Season 46 Play 2 – Noises Off by Michael Frayn
Directed by
Cast
Lloyd Dallas – Stephen Brown
Garry Lejeune – John Cohen
Brooke Ashton – Jayne Young
Poppy Norton-Taylor – Linda Dargan
Frederick Fellowes – Richard Smith
Belinda Blair – Gilly Rogers
Tim Allgood – Jeff Peacock
Selsdon Mowbray – Donald Clough
Synopsis
This play is about the lives, loves and tribulations of the members of a touring repertory company. Their stories unfold during the rehearsal and performance of a play and the tensions and problems amongst the actors spill over into the characters they portray. A complicated and fast moving farce in the best Whitehall tradition with all the trappings of secret assignations, scantily clad young ladies, misunderstandings galore with people stampeding in and out of doors and ending in a completely chaotic far fetched finale. Don’t try too hard to follow the twists and turns of the plot, just sit back and enjoy the fun.
Directors Notes
We are all familiar with the saying “The show must go on”, It took the barbed wit of Noel Coward to write the song… “Why must the show go on ?” Numerous variants of which, during rehearsals and often up to the very last minute before curtain up, frighteningly assail the minds of both actors and production team.

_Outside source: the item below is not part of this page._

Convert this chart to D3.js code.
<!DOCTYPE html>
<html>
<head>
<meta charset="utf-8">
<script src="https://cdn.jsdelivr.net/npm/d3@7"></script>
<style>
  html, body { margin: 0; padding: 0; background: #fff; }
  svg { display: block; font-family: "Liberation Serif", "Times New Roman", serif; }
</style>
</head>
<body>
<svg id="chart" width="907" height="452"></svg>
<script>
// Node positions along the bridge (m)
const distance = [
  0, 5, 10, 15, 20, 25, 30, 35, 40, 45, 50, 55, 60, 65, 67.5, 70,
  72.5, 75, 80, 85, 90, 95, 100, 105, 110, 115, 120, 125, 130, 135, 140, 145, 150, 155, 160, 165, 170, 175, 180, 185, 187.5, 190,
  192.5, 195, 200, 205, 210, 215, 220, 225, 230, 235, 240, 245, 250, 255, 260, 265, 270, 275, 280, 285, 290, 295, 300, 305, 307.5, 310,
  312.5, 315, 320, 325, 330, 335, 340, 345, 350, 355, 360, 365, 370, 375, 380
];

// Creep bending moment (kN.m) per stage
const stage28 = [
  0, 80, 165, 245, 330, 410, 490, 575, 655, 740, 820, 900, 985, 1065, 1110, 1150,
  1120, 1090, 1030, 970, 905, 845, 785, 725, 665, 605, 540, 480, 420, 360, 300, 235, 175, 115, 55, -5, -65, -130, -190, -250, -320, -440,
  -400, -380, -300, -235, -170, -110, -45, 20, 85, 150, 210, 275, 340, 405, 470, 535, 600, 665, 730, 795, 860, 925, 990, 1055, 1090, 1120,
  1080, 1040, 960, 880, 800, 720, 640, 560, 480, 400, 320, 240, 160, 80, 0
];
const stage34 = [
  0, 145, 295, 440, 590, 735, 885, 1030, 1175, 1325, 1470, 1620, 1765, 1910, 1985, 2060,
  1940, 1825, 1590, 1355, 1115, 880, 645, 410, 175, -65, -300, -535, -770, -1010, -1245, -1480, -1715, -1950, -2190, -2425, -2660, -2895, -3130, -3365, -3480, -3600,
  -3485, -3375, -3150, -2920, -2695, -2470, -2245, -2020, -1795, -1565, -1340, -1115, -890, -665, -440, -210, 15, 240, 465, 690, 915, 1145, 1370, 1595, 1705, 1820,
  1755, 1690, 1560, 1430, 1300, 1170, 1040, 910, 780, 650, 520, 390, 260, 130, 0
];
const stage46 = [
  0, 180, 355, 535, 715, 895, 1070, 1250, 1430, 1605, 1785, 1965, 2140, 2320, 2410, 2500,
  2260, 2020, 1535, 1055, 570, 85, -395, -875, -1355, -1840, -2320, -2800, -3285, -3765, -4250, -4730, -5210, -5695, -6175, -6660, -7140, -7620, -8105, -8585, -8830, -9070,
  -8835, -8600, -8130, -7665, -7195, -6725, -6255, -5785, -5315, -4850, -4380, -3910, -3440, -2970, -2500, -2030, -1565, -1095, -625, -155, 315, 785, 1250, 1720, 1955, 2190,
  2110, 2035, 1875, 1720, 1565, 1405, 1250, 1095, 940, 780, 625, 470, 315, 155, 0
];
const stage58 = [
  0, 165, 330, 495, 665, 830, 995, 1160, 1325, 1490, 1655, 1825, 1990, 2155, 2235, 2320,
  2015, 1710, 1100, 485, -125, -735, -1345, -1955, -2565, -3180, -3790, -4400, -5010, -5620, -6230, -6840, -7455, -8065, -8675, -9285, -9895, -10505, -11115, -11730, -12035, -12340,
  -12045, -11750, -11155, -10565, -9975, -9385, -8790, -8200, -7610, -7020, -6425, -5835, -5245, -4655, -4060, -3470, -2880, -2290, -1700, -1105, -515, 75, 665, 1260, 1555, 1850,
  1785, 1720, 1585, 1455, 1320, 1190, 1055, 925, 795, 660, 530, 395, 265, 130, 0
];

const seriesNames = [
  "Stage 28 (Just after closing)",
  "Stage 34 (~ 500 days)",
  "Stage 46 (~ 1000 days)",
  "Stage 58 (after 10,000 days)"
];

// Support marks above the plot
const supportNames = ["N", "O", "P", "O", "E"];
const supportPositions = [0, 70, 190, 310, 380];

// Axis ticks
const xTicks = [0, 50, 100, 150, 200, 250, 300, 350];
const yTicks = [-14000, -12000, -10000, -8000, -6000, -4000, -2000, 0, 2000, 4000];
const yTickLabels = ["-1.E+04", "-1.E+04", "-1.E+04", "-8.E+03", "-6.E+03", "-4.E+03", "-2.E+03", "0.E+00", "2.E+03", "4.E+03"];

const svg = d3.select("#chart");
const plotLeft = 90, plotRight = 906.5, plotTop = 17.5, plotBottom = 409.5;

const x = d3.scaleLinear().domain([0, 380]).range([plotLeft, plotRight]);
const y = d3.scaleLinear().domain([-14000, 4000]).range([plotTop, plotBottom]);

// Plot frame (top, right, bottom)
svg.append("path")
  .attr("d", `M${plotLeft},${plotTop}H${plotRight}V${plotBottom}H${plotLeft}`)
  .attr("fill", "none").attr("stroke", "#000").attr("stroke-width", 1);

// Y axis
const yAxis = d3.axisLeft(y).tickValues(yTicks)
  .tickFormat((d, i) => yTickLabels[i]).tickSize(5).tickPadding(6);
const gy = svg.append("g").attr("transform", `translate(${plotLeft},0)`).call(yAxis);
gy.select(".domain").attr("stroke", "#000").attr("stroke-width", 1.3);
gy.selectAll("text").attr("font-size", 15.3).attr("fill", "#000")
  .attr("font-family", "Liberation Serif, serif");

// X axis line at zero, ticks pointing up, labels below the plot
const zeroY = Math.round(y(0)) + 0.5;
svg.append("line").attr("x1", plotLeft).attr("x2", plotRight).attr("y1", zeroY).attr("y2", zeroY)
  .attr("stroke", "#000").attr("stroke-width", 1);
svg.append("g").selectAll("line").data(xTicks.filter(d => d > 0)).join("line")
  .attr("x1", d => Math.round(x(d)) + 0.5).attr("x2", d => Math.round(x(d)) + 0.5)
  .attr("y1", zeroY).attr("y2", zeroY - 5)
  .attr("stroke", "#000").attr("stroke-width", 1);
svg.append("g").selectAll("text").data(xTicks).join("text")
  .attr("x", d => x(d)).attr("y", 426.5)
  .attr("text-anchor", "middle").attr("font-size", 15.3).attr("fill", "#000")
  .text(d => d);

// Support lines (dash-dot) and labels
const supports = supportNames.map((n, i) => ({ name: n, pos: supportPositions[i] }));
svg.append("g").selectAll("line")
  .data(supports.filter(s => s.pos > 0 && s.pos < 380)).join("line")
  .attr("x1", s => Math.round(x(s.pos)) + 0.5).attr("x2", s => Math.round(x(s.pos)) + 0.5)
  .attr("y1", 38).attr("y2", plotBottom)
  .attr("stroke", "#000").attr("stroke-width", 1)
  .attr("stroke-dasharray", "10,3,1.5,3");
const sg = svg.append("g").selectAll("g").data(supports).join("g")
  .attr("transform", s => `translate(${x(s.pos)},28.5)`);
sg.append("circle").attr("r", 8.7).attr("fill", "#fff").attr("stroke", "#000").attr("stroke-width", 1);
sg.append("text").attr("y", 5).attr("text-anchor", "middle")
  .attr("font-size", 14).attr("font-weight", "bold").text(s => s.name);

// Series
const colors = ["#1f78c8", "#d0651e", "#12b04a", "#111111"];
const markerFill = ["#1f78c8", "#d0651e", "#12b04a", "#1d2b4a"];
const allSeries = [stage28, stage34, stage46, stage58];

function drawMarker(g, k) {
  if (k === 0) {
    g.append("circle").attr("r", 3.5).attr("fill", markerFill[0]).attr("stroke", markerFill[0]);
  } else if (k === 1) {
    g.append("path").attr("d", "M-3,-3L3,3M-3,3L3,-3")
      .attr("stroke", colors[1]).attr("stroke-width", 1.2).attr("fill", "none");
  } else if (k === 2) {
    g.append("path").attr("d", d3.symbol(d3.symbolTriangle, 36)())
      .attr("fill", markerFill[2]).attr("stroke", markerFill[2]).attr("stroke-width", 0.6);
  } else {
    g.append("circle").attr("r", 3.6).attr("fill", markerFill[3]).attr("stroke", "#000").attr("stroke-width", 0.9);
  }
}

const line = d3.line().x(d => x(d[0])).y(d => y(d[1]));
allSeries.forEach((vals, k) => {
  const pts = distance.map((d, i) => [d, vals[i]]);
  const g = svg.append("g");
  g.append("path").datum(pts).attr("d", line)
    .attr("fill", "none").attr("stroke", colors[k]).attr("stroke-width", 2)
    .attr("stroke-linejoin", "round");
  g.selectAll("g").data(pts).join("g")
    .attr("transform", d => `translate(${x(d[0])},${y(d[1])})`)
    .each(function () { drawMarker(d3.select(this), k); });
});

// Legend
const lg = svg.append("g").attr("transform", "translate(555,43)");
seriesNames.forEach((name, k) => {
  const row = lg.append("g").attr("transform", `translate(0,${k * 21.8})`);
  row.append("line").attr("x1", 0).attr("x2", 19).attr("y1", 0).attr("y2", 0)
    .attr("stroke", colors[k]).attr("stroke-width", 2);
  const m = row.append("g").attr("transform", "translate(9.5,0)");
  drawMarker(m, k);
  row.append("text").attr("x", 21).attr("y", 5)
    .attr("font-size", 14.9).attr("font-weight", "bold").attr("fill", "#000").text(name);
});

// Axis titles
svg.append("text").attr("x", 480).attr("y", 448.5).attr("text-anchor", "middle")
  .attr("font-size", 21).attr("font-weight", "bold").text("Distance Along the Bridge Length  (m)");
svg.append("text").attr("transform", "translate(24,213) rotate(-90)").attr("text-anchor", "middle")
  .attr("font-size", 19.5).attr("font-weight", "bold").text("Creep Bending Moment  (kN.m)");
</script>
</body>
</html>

“Will this show go on ?”.. “Will we ever open ?”….”If that curtain goes up on Monday night it will be a miracle!”: and so on ad infinitum. “NOISES OFF” throws a particular light on this chaos.
Michael Fray’s play is about a touring company presenting a farce entitled “Nothing On”; and the construction is brilliant. From the first act, which is the final rehearsal before the first performance in Weston-Super-Mare.to the third act three months later in Stockton-on-Tees, Fray really puts this ragged company “through the hoop”, and he never lets up.
In Act Two the audience gets a (privileged ?) view of the farce “Nothing On” from back stage. In Act Three in Stockton-on-Tees, but with the set back as it was in Act One, the mayhem continues.
For the actors and everyone backstage, as Neddy Seegoon so often remarked:”It must be hell back there !!!”